EXERCISE DIRECTIONS: Type out the complete listing below word for word, without its pictures.

PROVIDED MATERIAL:
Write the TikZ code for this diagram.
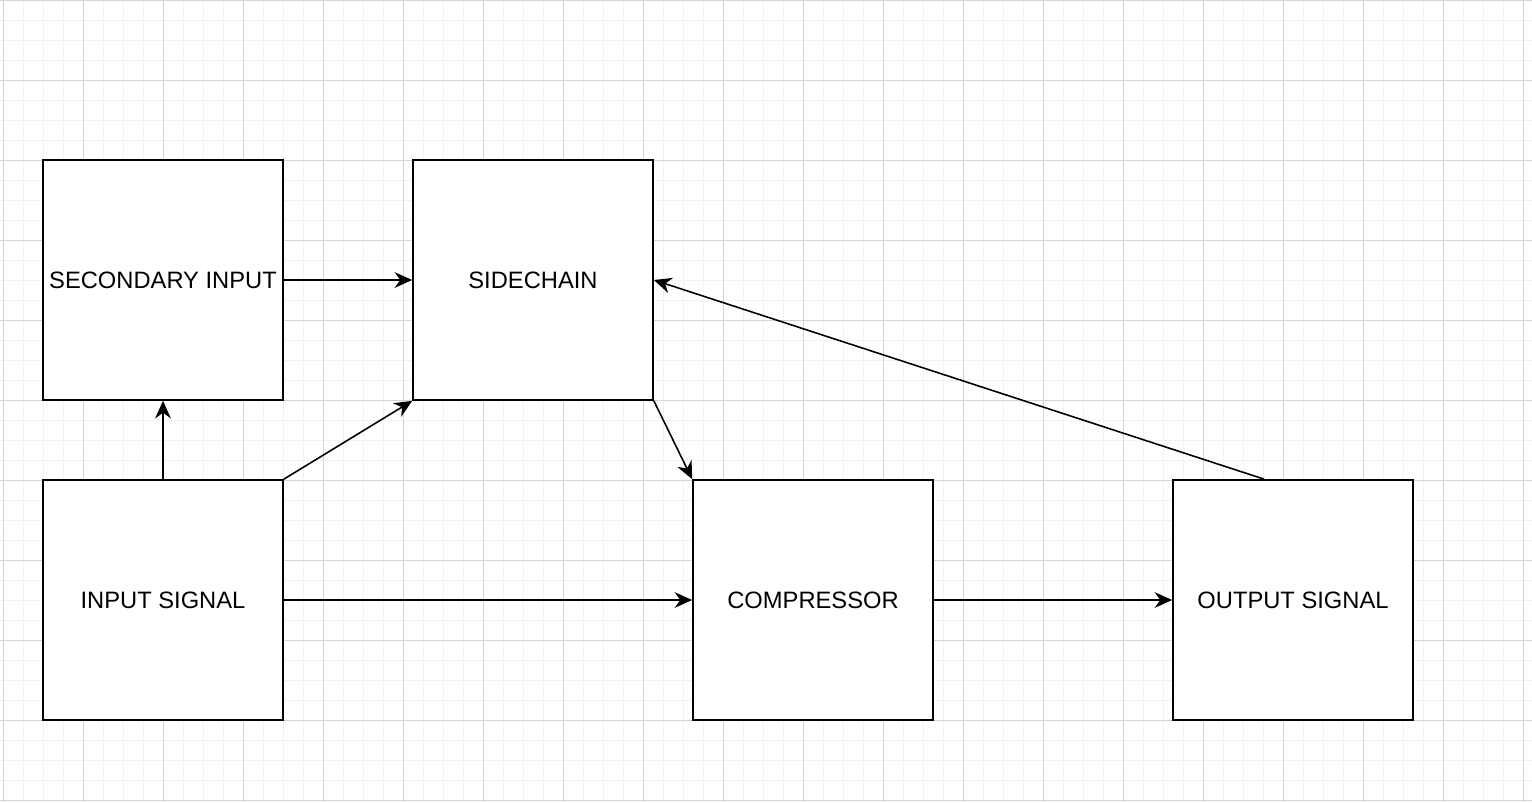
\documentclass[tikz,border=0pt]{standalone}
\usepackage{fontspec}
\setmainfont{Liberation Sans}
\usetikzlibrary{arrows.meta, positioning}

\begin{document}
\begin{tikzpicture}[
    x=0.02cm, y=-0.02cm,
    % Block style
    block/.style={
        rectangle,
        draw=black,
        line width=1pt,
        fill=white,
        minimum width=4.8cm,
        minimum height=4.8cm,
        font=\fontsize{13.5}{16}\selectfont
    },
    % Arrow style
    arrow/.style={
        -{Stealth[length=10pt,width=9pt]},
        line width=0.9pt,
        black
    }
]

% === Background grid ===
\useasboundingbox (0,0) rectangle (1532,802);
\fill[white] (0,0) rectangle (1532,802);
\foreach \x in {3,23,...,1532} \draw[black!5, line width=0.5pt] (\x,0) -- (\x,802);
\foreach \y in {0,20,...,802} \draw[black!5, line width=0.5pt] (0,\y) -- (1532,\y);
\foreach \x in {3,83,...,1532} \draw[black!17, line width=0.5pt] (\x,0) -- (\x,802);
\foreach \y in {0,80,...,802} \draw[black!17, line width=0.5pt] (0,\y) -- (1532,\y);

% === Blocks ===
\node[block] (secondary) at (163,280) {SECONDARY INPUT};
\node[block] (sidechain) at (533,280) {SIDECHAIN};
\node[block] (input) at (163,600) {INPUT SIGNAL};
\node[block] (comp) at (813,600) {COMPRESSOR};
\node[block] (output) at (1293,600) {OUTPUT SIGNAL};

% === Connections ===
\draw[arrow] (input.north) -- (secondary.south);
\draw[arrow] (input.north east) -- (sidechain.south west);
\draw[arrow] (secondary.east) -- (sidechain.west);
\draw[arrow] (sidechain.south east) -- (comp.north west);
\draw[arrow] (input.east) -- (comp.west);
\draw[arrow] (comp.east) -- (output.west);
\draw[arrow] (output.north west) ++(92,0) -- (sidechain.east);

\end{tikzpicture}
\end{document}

CORRECT OUTPUT:
Write the TikZ code for this diagram.
\documentclass[tikz,border=0pt]{standalone}
\usepackage{fontspec}
\setmainfont{Liberation Sans}
\usetikzlibrary{arrows.meta, positioning}

\begin{document}
\begin{tikzpicture}[
    x=0.02cm, y=-0.02cm,
    % Block style
    block/.style={
        rectangle,
        draw=black,
        line width=1pt,
        fill=white,
        minimum width=4.8cm,
        minimum height=4.8cm,
        font=\fontsize{13.5}{16}\selectfont
    },
    % Arrow style
    arrow/.style={
        -{Stealth[length=10pt,width=9pt]},
        line width=0.9pt,
        black
    }
]

% === Background grid ===
\useasboundingbox (0,0) rectangle (1532,802);
\fill[white] (0,0) rectangle (1532,802);
\foreach \x in {3,23,...,1532} \draw[black!5, line width=0.5pt] (\x,0) -- (\x,802);
\foreach \y in {0,20,...,802} \draw[black!5, line width=0.5pt] (0,\y) -- (1532,\y);
\foreach \x in {3,83,...,1532} \draw[black!17, line width=0.5pt] (\x,0) -- (\x,802);
\foreach \y in {0,80,...,802} \draw[black!17, line width=0.5pt] (0,\y) -- (1532,\y);

% === Blocks ===
\node[block] (secondary) at (163,280) {SECONDARY INPUT};
\node[block] (sidechain) at (533,280) {SIDECHAIN};
\node[block] (input) at (163,600) {INPUT SIGNAL};
\node[block] (comp) at (813,600) {COMPRESSOR};
\node[block] (output) at (1293,600) {OUTPUT SIGNAL};

% === Connections ===
\draw[arrow] (input.north) -- (secondary.south);
\draw[arrow] (input.north east) -- (sidechain.south west);
\draw[arrow] (secondary.east) -- (sidechain.west);
\draw[arrow] (sidechain.south east) -- (comp.north west);
\draw[arrow] (input.east) -- (comp.west);
\draw[arrow] (comp.east) -- (output.west);
\draw[arrow] (output.north west) ++(92,0) -- (sidechain.east);

\end{tikzpicture}
\end{document}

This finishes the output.